As a global provider of an essential service, Verizon also had to make sure it had the capacity to continue services for tens of millions of customers.
"We're trying to keep running the company, too," Pambianchi said. "So we're also mindful that everything can't stop. We're running Verizon. So, we've been responding to the crisis and then also responding to how ... we keep all of the other things going that are important to deploying 5G and bringing that capability on. So it's a balance"
After surviving the initial tumult, Verizon is now looking ahead to optimize its mostly remote workforce and monitor for signs that it can resume some normal business activity.

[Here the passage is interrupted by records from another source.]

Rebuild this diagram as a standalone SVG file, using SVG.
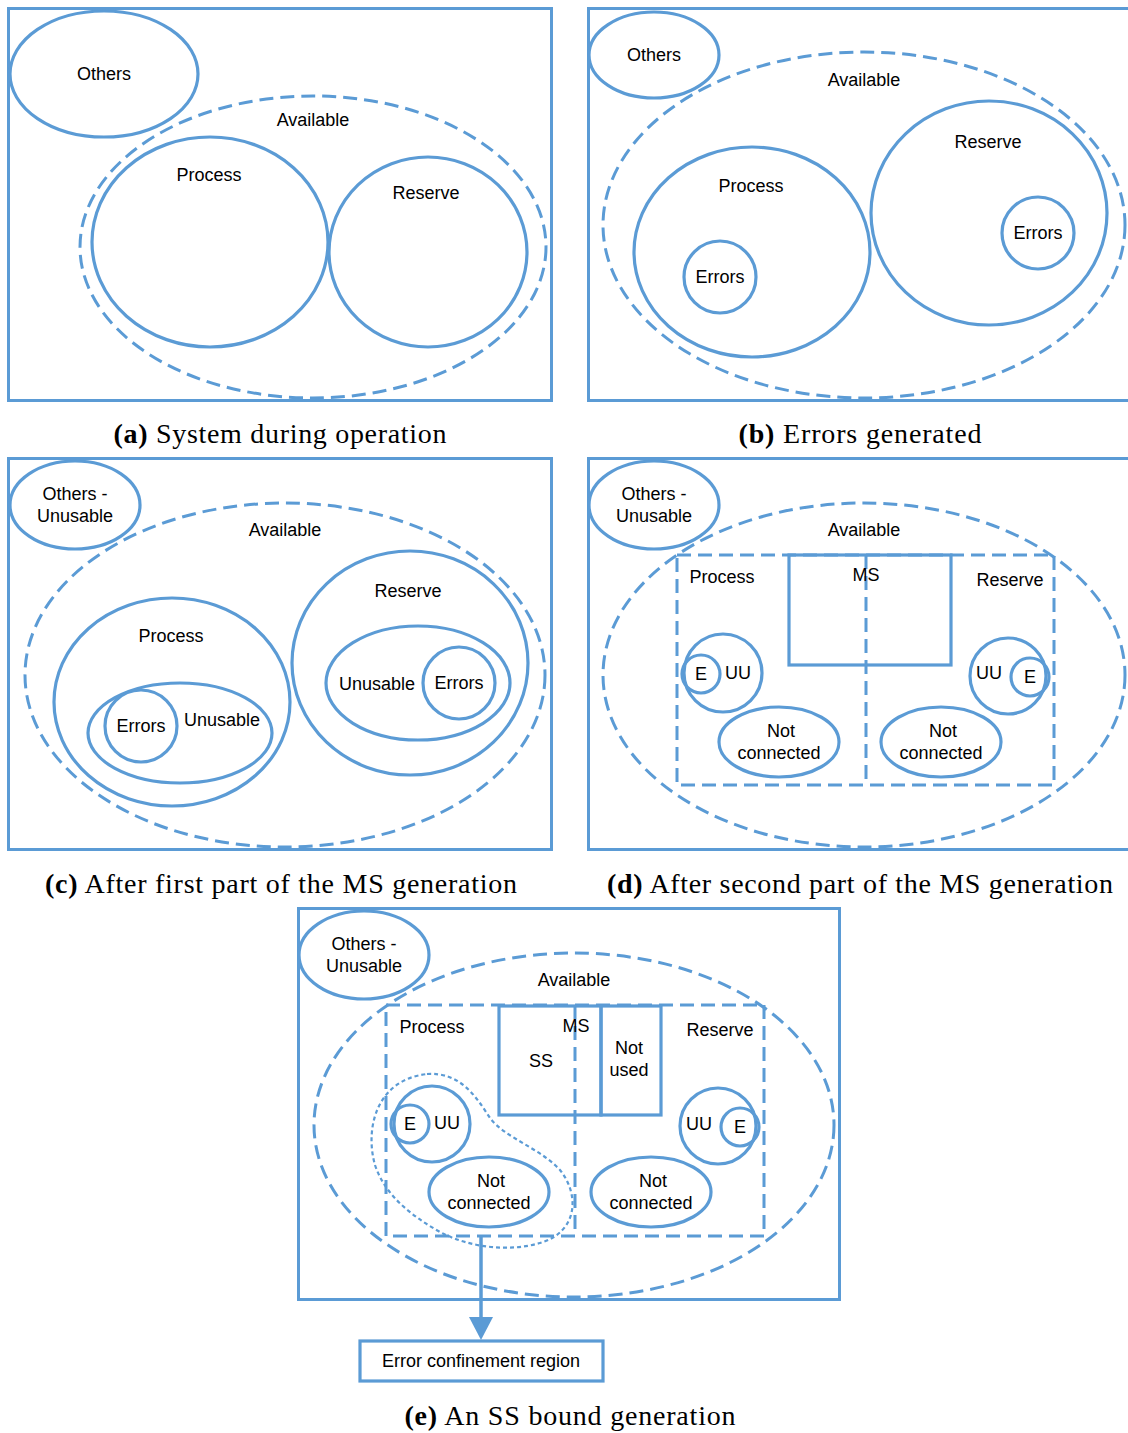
<svg xmlns="http://www.w3.org/2000/svg" width="1128" height="1433" viewBox="0 0 1128 1433">
  <style>
    .frame { fill: none; stroke: #5B9BD5; stroke-width: 3; }
    .set { fill: none; stroke: #5B9BD5; stroke-width: 3.2; }
    .avail { fill: none; stroke: #5B9BD5; stroke-width: 3; stroke-dasharray: 14 7; }
    .part { fill: none; stroke: #5B9BD5; stroke-width: 3; stroke-dasharray: 14 7; }
    .conf { fill: none; stroke: #5B9BD5; stroke-width: 2.2; stroke-dasharray: 4 3; }
    .lbl { font-family: "Liberation Sans", Arial, sans-serif; font-size: 18px; fill: #000; text-anchor: middle; dominant-baseline: central; }
    .cap { font-family: "Liberation Serif", "Times New Roman", serif; font-size: 28px; fill: #000; text-anchor: middle; }
    .cap .tag { font-weight: bold; }
  </style>
  <rect width="1128" height="1433" fill="#fff"/>

  <!-- (a) System during operation -->
  <g id="panel-a">
    <rect class="frame" x="8.5" y="8.5" width="543" height="392"/>
    <g id="a-others"><ellipse class="set" cx="104" cy="74" rx="94" ry="63"/><text class="lbl" x="104" y="74">Others</text></g>
    <g id="a-available"><ellipse class="avail" cx="313" cy="247" rx="233" ry="151"/><text class="lbl" x="313" y="120">Available</text></g>
    <g id="a-process"><ellipse class="set" cx="210" cy="242" rx="118" ry="105"/><text class="lbl" x="209" y="175">Process</text></g>
    <g id="a-reserve"><ellipse class="set" cx="428" cy="252" rx="99" ry="95"/><text class="lbl" x="426" y="193">Reserve</text></g>
    <text class="cap" x="280" y="443" textLength="333"><tspan class="tag">(a)</tspan> System during operation</text>
  </g>

  <!-- (b) Errors generated -->
  <g id="panel-b">
    <rect class="frame" x="588.5" y="8.5" width="545" height="392"/>
    <g id="b-others"><ellipse class="set" cx="654" cy="55" rx="65" ry="43"/><text class="lbl" x="654" y="55">Others</text></g>
    <g id="b-available"><ellipse class="avail" cx="864" cy="225" rx="261" ry="173"/><text class="lbl" x="864" y="80">Available</text></g>
    <g id="b-process"><ellipse class="set" cx="752" cy="252" rx="118" ry="105"/><text class="lbl" x="751" y="186">Process</text></g>
    <g id="b-reserve"><ellipse class="set" cx="989" cy="213" rx="118" ry="112"/><text class="lbl" x="988" y="142">Reserve</text></g>
    <g id="b-errors-p"><circle class="set" cx="720" cy="277" r="36"/><text class="lbl" x="720" y="277">Errors</text></g>
    <g id="b-errors-r"><circle class="set" cx="1038" cy="233" r="36"/><text class="lbl" x="1038" y="233">Errors</text></g>
    <text class="cap" x="860" y="443" textLength="243"><tspan class="tag">(b)</tspan> Errors generated</text>
  </g>

  <!-- (c) After first part of the MS generation -->
  <g id="panel-c">
    <rect class="frame" x="8.5" y="458.5" width="543" height="391"/>
    <g id="c-others"><ellipse class="set" cx="75" cy="505" rx="65" ry="44"/><text class="lbl" x="75" y="494">Others -</text><text class="lbl" x="75" y="516">Unusable</text></g>
    <g id="c-available"><ellipse class="avail" cx="285" cy="675" rx="260" ry="172"/><text class="lbl" x="285" y="530">Available</text></g>
    <g id="c-process"><ellipse class="set" cx="172" cy="702" rx="118" ry="104"/><text class="lbl" x="171" y="636">Process</text></g>
    <g id="c-unusable-p"><ellipse class="set" cx="180" cy="733" rx="92" ry="50"/><text class="lbl" x="222" y="720">Unusable</text></g>
    <g id="c-errors-p"><circle class="set" cx="141" cy="726" r="36"/><text class="lbl" x="141" y="726">Errors</text></g>
    <g id="c-reserve"><ellipse class="set" cx="410" cy="663" rx="118" ry="112"/><text class="lbl" x="408" y="591">Reserve</text></g>
    <g id="c-unusable-r"><ellipse class="set" cx="418" cy="683" rx="92" ry="57"/><text class="lbl" x="377" y="684">Unusable</text></g>
    <g id="c-errors-r"><circle class="set" cx="459" cy="683" r="36"/><text class="lbl" x="459" y="683">Errors</text></g>
    <text class="cap" x="281" y="893" textLength="472"><tspan class="tag">(c)</tspan> After first part of the MS generation</text>
  </g>

  <!-- (d) After second part of the MS generation -->
  <g id="panel-d">
    <rect class="frame" x="588.5" y="458.5" width="545" height="391"/>
    <g id="d-others"><ellipse class="set" cx="654" cy="505" rx="65" ry="44"/><text class="lbl" x="654" y="494">Others -</text><text class="lbl" x="654" y="516">Unusable</text></g>
    <g id="d-available"><ellipse class="avail" cx="864" cy="675" rx="261" ry="172"/><text class="lbl" x="864" y="530">Available</text></g>
    <g id="d-partition">
      <rect class="part" x="677" y="555" width="377" height="230"/>
      <line class="part" x1="866" y1="555" x2="866" y2="785" stroke-width="4.5"/>
      <text class="lbl" x="722" y="577">Process</text>
      <text class="lbl" x="1010" y="580">Reserve</text>
    </g>
    <g id="d-ms"><rect class="set" x="789" y="555" width="162" height="110"/><text class="lbl" x="866" y="575">MS</text></g>
    <g id="d-uu-p"><circle class="set" cx="723" cy="673" r="39"/><circle class="set" cx="701" cy="674" r="19"/><text class="lbl" x="701" y="674">E</text><text class="lbl" x="738" y="673">UU</text></g>
    <g id="d-nc-p"><ellipse class="set" cx="779" cy="742" rx="60" ry="35"/><text class="lbl" x="781" y="731">Not</text><text class="lbl" x="779" y="753">connected</text></g>
    <g id="d-uu-r"><circle class="set" cx="1008" cy="676" r="38"/><circle class="set" cx="1030" cy="677" r="19"/><text class="lbl" x="989" y="673">UU</text><text class="lbl" x="1030" y="677">E</text></g>
    <g id="d-nc-r"><ellipse class="set" cx="941" cy="742" rx="60" ry="35"/><text class="lbl" x="943" y="731">Not</text><text class="lbl" x="941" y="753">connected</text></g>
    <text class="cap" x="860" y="893" textLength="506"><tspan class="tag">(d)</tspan> After second part of the MS generation</text>
  </g>

  <!-- (e) An SS bound generation -->
  <g id="panel-e">
    <rect class="frame" x="298.5" y="908.5" width="541" height="391"/>
    <g id="e-others"><ellipse class="set" cx="364" cy="955" rx="65" ry="44"/><text class="lbl" x="364" y="944">Others -</text><text class="lbl" x="364" y="966">Unusable</text></g>
    <g id="e-available"><ellipse class="avail" cx="574" cy="1125" rx="260" ry="172"/><text class="lbl" x="574" y="980">Available</text></g>
    <g id="e-partition">
      <rect class="part" x="386" y="1005" width="378" height="231"/>
      <line class="part" x1="575" y1="1005" x2="575" y2="1236" stroke-width="4.5"/>
      <text class="lbl" x="432" y="1027">Process</text>
      <text class="lbl" x="720" y="1030">Reserve</text>
    </g>
    <g id="e-ss"><rect class="set" x="499" y="1006" width="102" height="109"/><text class="lbl" x="541" y="1061">SS</text><text class="lbl" x="576" y="1026">MS</text></g>
    <g id="e-notused"><rect class="set" x="601" y="1006" width="60" height="109" stroke-width="4"/><text class="lbl" x="629" y="1048">Not</text><text class="lbl" x="629" y="1070">used</text></g>
    <g id="e-uu-p"><circle class="set" cx="432" cy="1124" r="38"/><circle class="set" cx="410" cy="1124" r="19"/><text class="lbl" x="410" y="1124">E</text><text class="lbl" x="447" y="1123">UU</text></g>
    <g id="e-nc-p"><ellipse class="set" cx="489" cy="1192" rx="60" ry="35"/><text class="lbl" x="491" y="1181">Not</text><text class="lbl" x="489" y="1203">connected</text></g>
    <g id="e-uu-r"><circle class="set" cx="718" cy="1126" r="38"/><circle class="set" cx="740" cy="1127" r="19"/><text class="lbl" x="699" y="1124">UU</text><text class="lbl" x="740" y="1127">E</text></g>
    <g id="e-nc-r"><ellipse class="set" cx="651" cy="1192" rx="60" ry="35"/><text class="lbl" x="653" y="1181">Not</text><text class="lbl" x="651" y="1203">connected</text></g>
    <g id="e-confinement">
      <path class="conf" d="M 427 1074 C 460 1072 475 1095 490 1118 C 505 1138 540 1148 560 1170 C 580 1195 578 1232 540 1243 C 510 1252 470 1248 440 1232 C 410 1215 385 1195 375 1165 C 365 1130 375 1080 427 1074 Z"/>
    </g>
    <g id="e-region-box"><rect class="set" x="360" y="1341" width="243" height="40"/><text class="lbl" x="481" y="1361">Error confinement region</text></g>
    <text class="cap" x="570" y="1425" textLength="331"><tspan class="tag">(e)</tspan> An SS bound generation</text>
  </g>

  <!-- connectors -->
  <g id="connectors">
    <line x1="481" y1="1236" x2="481" y2="1318" stroke="#5B9BD5" stroke-width="3.5"/>
    <polygon points="469,1317 493,1317 481,1340" fill="#5B9BD5"/>
  </g>
</svg>
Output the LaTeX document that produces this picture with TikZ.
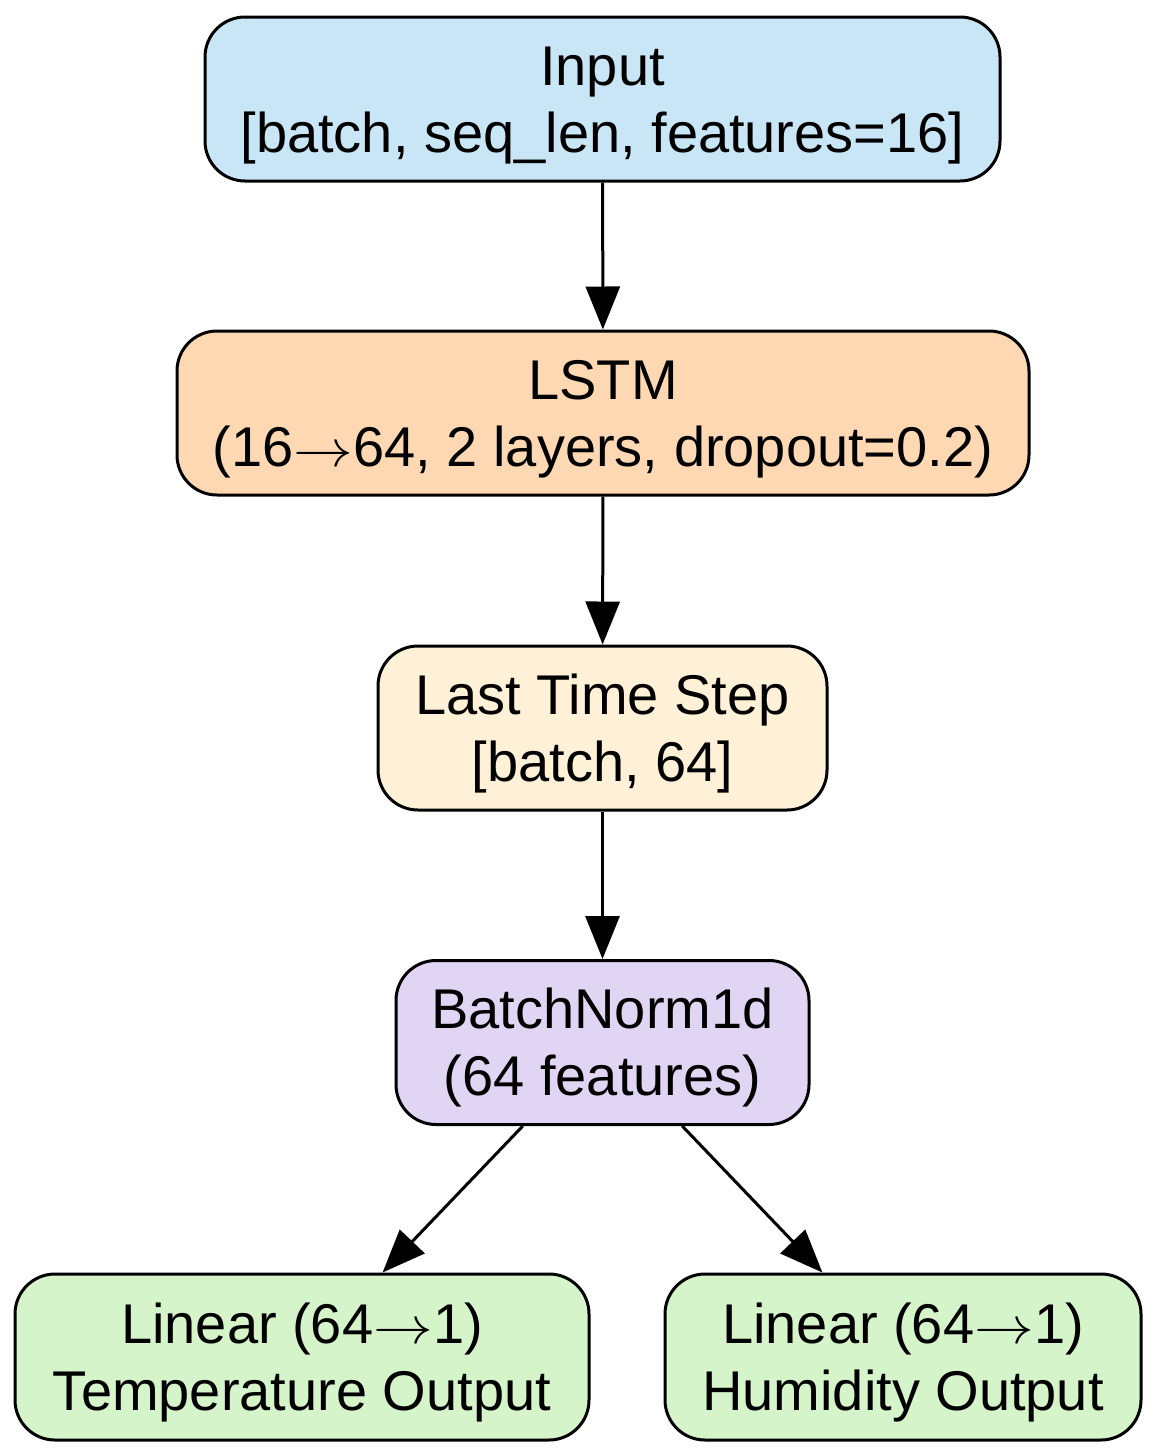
\documentclass[tikz,border=0pt]{standalone}
\usepackage{graphicx}
\usepackage{fontspec}
\setmainfont{Liberation Sans}
\usetikzlibrary{arrows.meta}
\definecolor{cinput}{HTML}{C8E6F5}
\definecolor{clstm}{HTML}{FDD8B3}
\definecolor{clast}{HTML}{FFF0D8}
\definecolor{cbn}{HTML}{E0D6F4}
\definecolor{cout}{HTML}{D6F4C9}
\newcommand{\arr}{\scalebox{1.2}[1.05]{\ensuremath{\rightarrow}}}
\newcommand{\topstrut}{\rule{0pt}{27pt}}
\newcommand{\botstrut}{\rule[-7.5pt]{0pt}{7.5pt}}
\begin{document}
\begin{tikzpicture}[x=0.5pt,y=-0.5pt,
  layer/.style={draw=black, line width=1.5pt, rounded corners=20pt, align=center,
    inner sep=0pt, font=\fontsize{28}{33.5}\selectfont, minimum height=82pt},
  conn/.style={line width=1.5pt, -{Triangle[length=21.5pt,width=17pt]}}]
\useasboundingbox (0,0) rectangle (1158,1456);
\node[layer, fill=cinput, minimum width=397.5pt] (input) at (602.5,99) {\topstrut Input\\{}{[batch, seq\_len, features=16]}\botstrut};
\node[layer, fill=clstm, minimum width=426pt] (lstm) at (603,413) {\topstrut LSTM\\(16\arr64, 2 layers, dropout=0.2)\botstrut};
\node[layer, fill=clast, minimum width=224.5pt] (last) at (602.5,728) {\topstrut Last Time Step\\{}{[batch, 64]}\botstrut};
\node[layer, fill=cbn, minimum width=206.5pt] (bn) at (602.5,1042.5) {\topstrut BatchNorm1d\\(64 features)\botstrut};
\node[layer, fill=cout, minimum width=287pt, minimum height=83pt] (temp) at (302,1357) {\topstrut Linear (64\arr1)\\Temperature Output\botstrut};
\node[layer, fill=cout, minimum width=238pt, minimum height=83pt] (hum) at (903,1357) {\topstrut Linear (64\arr1)\\Humidity Output\botstrut};
\draw[conn] (input) -- (lstm);
\draw[conn] (lstm) -- (last);
\draw[conn] (last) -- (bn);
\draw[conn] (bn) -- (temp);
\draw[conn] (bn) -- (hum);
\end{tikzpicture}
\end{document}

"We're trying to get people more productive at home and make sure that they're more stable," Russo said. "But what we're really shifting to now is that idea of, assume we start to hit a plateau, assume that we start to see the cases drop, that we can start sometime in the future, getting back to [a] less-crisis mode."
Russo said he thinks the United States is "several weeks away" from returning to offices and resuming some normal forms of work, but that domestic businesses will have a chance to see what that looks like now in Asia, where the threat is dissipating, and in Europe in the near future.
"I would encourage any company to really be looking at what's happening in Europe right now as almost a week-and-a-half to a two-week predictor of what I think the United States is headed towards, in the next couple of weeks," Russo said. "So far that’s largely held true."